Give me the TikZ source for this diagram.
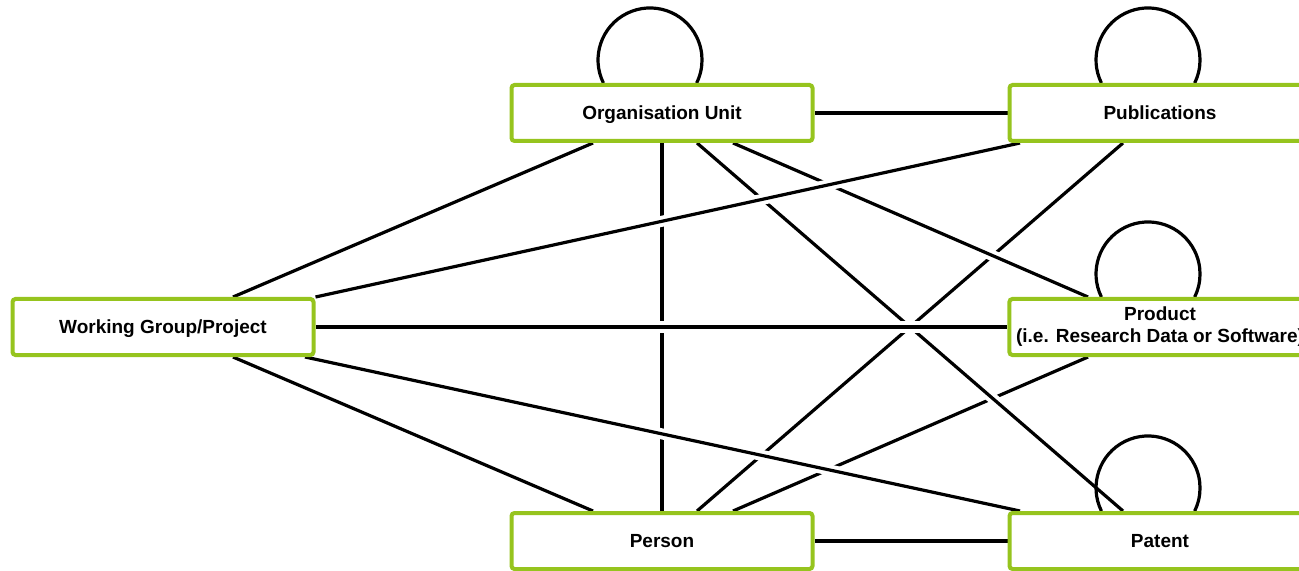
\documentclass[tikz,border=0pt]{standalone}
\usepackage{fontspec}
\setmainfont{Liberation Sans}
\usetikzlibrary{calc}
\pgfdeclarelayer{background}
\pgfsetlayers{background,main}
\definecolor{boxgreen}{RGB}{150,196,30}

\begin{document}
\begin{tikzpicture}[
		x=0.5pt, y=-0.5pt,
		entity/.style={rectangle, rounded corners=1.5pt, draw=boxgreen, line width=2pt, fill=white, minimum width=150.5pt, minimum height=28pt, align=center, font=\bfseries\fontsize{9.5}{11}\selectfont},
		oneline/.style={text height=6.8pt, text depth=0pt},
		link/.style={line width=1.6pt, preaction={draw=white, line width=5.5pt}},
		selfloop/.style={line width=1.6pt}
		]
		\useasboundingbox (0,0) rectangle (1299,571);
		
		% Entities
		\node[entity, oneline] (org) at (662,113) {Organisation Unit};
		\node[entity, oneline] (pub) at (1160,113) {Publications};
		\node[entity, oneline] (wg) at (163,327) {Working Group/Project};
		\node[entity] (prod) at (1160,327) {Product\\(i.e. Research Data or Software)};
		\node[entity, oneline] (person) at (662,541) {Person};
		\node[entity, oneline] (pat) at (1160,541) {Patent};
		
		\begin{pgfonlayer}{background}
			% Relations without crossings
			\draw[link] (org.east) -- (pub.west);
			\draw[link] ($(org.south)+(-69,0)$) -- ($(wg.north)+(70,0)$);
			\draw[link] ($(wg.south)+(70,0)$) -- ($(person.north)+(-69,0)$);
			\draw[link] (person.east) -- (pat.west);
			
			% Crossing relations, later ones stay unbroken
			\draw[link] ($(pub.south)+(-37,0)$) -- ($(person.north)+(35,0)$);
			\draw[link] ($(prod.south)+(-72,0)$) -- ($(person.north)+(71,0)$);
			\draw[link] (org.south) -- (person.north);
			\draw[link] ($(org.south)+(35,0)$) -- ($(pat.north)+(-37,0)$);
			\draw[link] ($(org.south)+(71,0)$) -- ($(prod.north)+(-72,0)$);
			\draw[link] ($(pub.south)+(-140,0)$) -- (wg.north east);
			\draw[link] (wg.east) -- (prod.west);
			\draw[link] ($(wg.south)+(142,0)$) -- ($(pat.north)+(-140,0)$);
			
			% Self relations
			\foreach \n in {org, pub, prod, pat}
			\draw[selfloop] ($(\n.north)+(-58.6,0)$) arc[start angle=206.3, end angle=-26.3, radius=26pt];
		\end{pgfonlayer}
		
	\end{tikzpicture}
\end{document}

⁂

## What is asked
Extract the lines exactly, please: the first line of the listing, the line with "(0,0) rectangle (1299,571);", and every line between them, but no pictures.

## Answer below
Give me the TikZ source for this diagram.
\documentclass[tikz,border=0pt]{standalone}
\usepackage{fontspec}
\setmainfont{Liberation Sans}
\usetikzlibrary{calc}
\pgfdeclarelayer{background}
\pgfsetlayers{background,main}
\definecolor{boxgreen}{RGB}{150,196,30}

\begin{document}
\begin{tikzpicture}[
		x=0.5pt, y=-0.5pt,
		entity/.style={rectangle, rounded corners=1.5pt, draw=boxgreen, line width=2pt, fill=white, minimum width=150.5pt, minimum height=28pt, align=center, font=\bfseries\fontsize{9.5}{11}\selectfont},
		oneline/.style={text height=6.8pt, text depth=0pt},
		link/.style={line width=1.6pt, preaction={draw=white, line width=5.5pt}},
		selfloop/.style={line width=1.6pt}
		]
		\useasboundingbox (0,0) rectangle (1299,571);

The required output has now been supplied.